Part of the problem is the paucity of plot left over for Episode 3. The central story doesn’t stretch to three hours’ worth of television, so the gaps in the last instalment are filled with protracted pontificating – mostly from Jerry Dorans (Ewan Bremner), wannabe-Urquhart mouthpiece for the bastardly corporation, Danto Global, who was apparently as much an idealistic man-of-the-people as Demoys, back in the day, although this seems about as likely as Spud getting that job in Trainspotting after turning up to the interview on speed – and lots of out-of-focus, slowed-down shots of Manchester’s streets at night that look like they were culled from Cracker outtakes.

The cumulative effect is the pace slows to a crawl, something emphasised by the way Detective Bevan (Andrew Scott) spends half the episode dragging his bloodied and battered hide around the streets, popping paracetamol and looking like a cut-price Krycek from The X-Files.

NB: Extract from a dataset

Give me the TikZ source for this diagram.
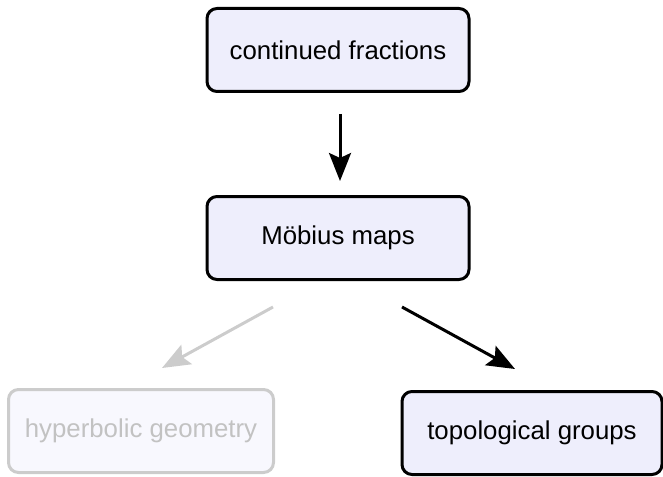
\documentclass[tikz,border=0pt]{standalone}
\usepackage{fontspec}
\setmainfont{Liberation Sans}
\usetikzlibrary{arrows.meta}
\definecolor{boxfill}{HTML}{EEEEFC}
\definecolor{fadefill}{HTML}{F8F8FE}
\definecolor{fadeline}{HTML}{CCCCCC}
\definecolor{fadetext}{HTML}{C2C2C2}

\begin{document}
\begin{tikzpicture}[x=0.5pt, y=-0.5pt,
  topic/.style={draw, line width=1.5pt, rounded corners=5pt, fill=boxfill, text=black,
    minimum width=131pt, minimum height=41.5pt, font=\fontsize{12.9}{15}\selectfont},
  faded/.style={topic, draw=fadeline, fill=fadefill, text=fadetext},
  link/.style={line width=1.5pt, -{Stealth[length=14pt, width=11pt, inset=2.5pt]}}]
\useasboundingbox (0,0) rectangle (663,476); % page
\node[topic] (frac) at (338,50) {continued fractions}; % top
\node[topic] (mob) at (338,238) {Möbius maps}; % middle
\node[faded, minimum width=132.5pt] (hyp) at (141,431) {hyperbolic geometry}; % left, greyed
\node[topic, minimum width=130pt] (topo) at (532,433) {topological groups}; % right
\draw[link, shorten <=10.5pt, shorten >=7pt] ([xshift=1pt]frac.south) -- ([xshift=1pt]mob.north); % down
\draw[link, fadeline] ([xshift=-32.5pt, yshift=-13pt]mob.south) -- ([xshift=10.5pt, yshift=10pt]hyp.north); % grey arrow
\draw[link] ([xshift=32pt, yshift=-13pt]mob.south) -- ([xshift=-8.5pt, yshift=10.5pt]topo.north); % black arrow
\end{tikzpicture}
\end{document}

There are also belatedly-introduced subplots that feel tacked on (Demoys’ son Luke has a breakdown and visits Branka Katic’s all-seeing, all-knowing nurse Donna for some spiritual succour), characters brought to prominence too late for their comeuppances to feel important (we’re looking at you, Detective Griffin) and – worst of all – rapid resolutions to character arcs that don’t fit.

Ruth Pulis (Rebecca Callard) is hastily dispensed with after slapping the murderous mayor around the face for killing her dad (‘You might not be going to prison, but I hope you go to hell’) while Sylvie (MyAnna Buring) mopes around her flat after being dumped by Demoys before undertaking a U-turn the government would be proud of and reconciling with her husband. Neither of these outcomes seems right for the characters and the whole impression one is left with is of half-finished things rushed to a conclusion, like a restaurant forced to stick to its planned opening night even though the paint’s still wet on the walls and the kitchen resembles a building site.

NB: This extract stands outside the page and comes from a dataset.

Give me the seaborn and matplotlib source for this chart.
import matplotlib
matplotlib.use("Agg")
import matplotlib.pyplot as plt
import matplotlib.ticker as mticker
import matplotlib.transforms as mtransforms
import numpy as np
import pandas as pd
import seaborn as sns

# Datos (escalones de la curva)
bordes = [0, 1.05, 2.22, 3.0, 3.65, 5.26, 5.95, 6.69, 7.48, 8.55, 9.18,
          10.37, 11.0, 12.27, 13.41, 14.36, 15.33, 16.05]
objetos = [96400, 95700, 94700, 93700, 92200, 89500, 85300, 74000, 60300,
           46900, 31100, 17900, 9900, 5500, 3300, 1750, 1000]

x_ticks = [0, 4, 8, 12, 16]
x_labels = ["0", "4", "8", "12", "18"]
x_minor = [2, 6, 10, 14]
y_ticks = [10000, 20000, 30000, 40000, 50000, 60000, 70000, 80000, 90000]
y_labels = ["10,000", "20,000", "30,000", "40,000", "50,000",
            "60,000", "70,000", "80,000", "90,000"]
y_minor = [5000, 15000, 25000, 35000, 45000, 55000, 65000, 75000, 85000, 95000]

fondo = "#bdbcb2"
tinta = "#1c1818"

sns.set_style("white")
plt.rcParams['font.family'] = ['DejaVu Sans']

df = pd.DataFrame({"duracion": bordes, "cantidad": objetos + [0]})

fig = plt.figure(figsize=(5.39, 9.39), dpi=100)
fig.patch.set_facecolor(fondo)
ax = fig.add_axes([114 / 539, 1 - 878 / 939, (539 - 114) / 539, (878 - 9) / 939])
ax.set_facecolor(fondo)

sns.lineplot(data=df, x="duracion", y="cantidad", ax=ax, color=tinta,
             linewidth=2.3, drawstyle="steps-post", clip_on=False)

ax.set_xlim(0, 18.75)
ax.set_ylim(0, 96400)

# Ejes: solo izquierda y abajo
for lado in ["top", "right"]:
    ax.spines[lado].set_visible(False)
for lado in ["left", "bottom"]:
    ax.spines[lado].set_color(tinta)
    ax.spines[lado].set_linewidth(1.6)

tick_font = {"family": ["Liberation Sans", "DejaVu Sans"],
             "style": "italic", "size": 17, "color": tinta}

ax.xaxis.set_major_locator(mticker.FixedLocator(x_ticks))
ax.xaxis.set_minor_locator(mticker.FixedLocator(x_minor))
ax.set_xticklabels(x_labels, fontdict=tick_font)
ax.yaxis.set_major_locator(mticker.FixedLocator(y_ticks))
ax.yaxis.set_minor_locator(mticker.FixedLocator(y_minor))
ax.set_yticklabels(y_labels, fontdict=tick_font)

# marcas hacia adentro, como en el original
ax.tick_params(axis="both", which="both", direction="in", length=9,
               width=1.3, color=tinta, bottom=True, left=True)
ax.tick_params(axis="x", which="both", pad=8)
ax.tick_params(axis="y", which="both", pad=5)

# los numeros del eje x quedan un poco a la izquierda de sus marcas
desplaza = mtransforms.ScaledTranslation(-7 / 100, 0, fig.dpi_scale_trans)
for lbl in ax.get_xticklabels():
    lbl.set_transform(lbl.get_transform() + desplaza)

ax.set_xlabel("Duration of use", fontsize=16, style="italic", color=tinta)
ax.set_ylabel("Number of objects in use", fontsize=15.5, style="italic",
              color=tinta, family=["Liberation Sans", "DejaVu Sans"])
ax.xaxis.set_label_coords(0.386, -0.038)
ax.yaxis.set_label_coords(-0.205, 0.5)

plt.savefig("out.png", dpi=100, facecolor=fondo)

It’s not all bad, of course. The cast are uniformly excellent in spite of what’s going on around them and there are some affecting scenes with the Demoys family all together – particularly their final meal together and the abrupt switch from warm, knockabout, familial chatter to tearful farewells, the younger actors (Olivia Cooke, Oliver Woollford and Lorenzo Rodriguez) matching Eccleston and Dervla Kirwan in their intensity and believability. It’s almost enough to make up for the frankly preposterous way the Danto logo turns up everywhere, implying that they’re Manchester’s equivalent of Skynet from Terminator.

Almost, but not quite. The promises of the first episode’s exploration of alcoholic morality and the second part’s lurch into conspiracy thriller aren’t delivered upon, and by the time the final (overly drawn-out) scene fades to blackout – groan – the overall feeling is mostly one of relief that it’s over. What a pity.


Aired at 9pm on Monday 16th July 2012 on BBC One.